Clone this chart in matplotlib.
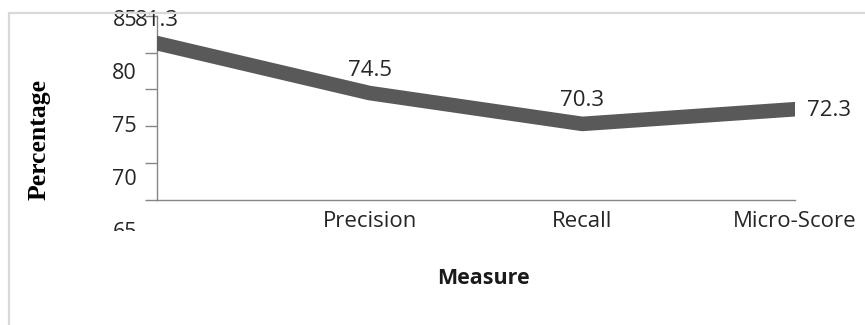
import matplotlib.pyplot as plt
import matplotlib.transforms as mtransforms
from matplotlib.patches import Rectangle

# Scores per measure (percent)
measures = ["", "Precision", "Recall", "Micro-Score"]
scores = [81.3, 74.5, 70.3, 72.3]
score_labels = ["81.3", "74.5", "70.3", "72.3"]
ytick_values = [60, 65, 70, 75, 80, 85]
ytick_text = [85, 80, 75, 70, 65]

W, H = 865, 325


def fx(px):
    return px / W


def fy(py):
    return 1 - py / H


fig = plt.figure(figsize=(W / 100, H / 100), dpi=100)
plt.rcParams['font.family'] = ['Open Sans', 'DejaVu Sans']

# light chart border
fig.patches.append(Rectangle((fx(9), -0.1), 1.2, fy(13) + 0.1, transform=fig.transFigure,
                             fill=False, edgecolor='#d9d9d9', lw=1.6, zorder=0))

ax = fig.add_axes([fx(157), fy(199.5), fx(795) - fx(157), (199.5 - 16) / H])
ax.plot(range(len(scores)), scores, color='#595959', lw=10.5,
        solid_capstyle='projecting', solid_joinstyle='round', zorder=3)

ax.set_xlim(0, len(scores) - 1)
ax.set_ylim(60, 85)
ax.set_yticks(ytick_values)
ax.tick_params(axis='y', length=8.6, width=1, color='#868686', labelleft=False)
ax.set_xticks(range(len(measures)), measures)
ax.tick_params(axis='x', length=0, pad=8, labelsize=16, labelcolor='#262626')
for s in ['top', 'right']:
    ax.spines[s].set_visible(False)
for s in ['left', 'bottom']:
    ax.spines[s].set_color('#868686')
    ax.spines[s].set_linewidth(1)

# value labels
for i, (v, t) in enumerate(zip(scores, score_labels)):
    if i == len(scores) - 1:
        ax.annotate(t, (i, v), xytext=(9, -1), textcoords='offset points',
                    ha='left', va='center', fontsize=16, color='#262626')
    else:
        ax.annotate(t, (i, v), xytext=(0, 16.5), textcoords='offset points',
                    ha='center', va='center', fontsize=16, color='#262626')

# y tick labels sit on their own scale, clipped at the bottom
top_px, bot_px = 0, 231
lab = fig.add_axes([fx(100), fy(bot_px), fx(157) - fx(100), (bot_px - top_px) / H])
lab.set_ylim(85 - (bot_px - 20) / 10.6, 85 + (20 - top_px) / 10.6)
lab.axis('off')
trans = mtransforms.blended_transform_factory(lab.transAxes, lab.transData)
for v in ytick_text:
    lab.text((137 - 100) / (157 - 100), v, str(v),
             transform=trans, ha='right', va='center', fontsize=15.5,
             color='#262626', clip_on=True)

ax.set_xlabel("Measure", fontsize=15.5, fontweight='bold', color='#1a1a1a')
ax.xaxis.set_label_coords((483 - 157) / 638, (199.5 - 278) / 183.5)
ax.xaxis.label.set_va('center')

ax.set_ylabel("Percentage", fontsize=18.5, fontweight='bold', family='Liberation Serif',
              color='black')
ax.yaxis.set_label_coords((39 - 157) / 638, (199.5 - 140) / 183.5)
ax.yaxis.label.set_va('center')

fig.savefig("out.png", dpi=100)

◆ Exercise: Give again, word for word, every line from the top of the data through the line with "fill=False, edgecolor='#d9d9d9', lw=1.6, zorder=0))", both ends included, and exclude the pictures.

◆ Reply:
Clone this chart in matplotlib.
import matplotlib.pyplot as plt
import matplotlib.transforms as mtransforms
from matplotlib.patches import Rectangle

# Scores per measure (percent)
measures = ["", "Precision", "Recall", "Micro-Score"]
scores = [81.3, 74.5, 70.3, 72.3]
score_labels = ["81.3", "74.5", "70.3", "72.3"]
ytick_values = [60, 65, 70, 75, 80, 85]
ytick_text = [85, 80, 75, 70, 65]

W, H = 865, 325


def fx(px):
    return px / W


def fy(py):
    return 1 - py / H


fig = plt.figure(figsize=(W / 100, H / 100), dpi=100)
plt.rcParams['font.family'] = ['Open Sans', 'DejaVu Sans']

# light chart border
fig.patches.append(Rectangle((fx(9), -0.1), 1.2, fy(13) + 0.1, transform=fig.transFigure,
                             fill=False, edgecolor='#d9d9d9', lw=1.6, zorder=0))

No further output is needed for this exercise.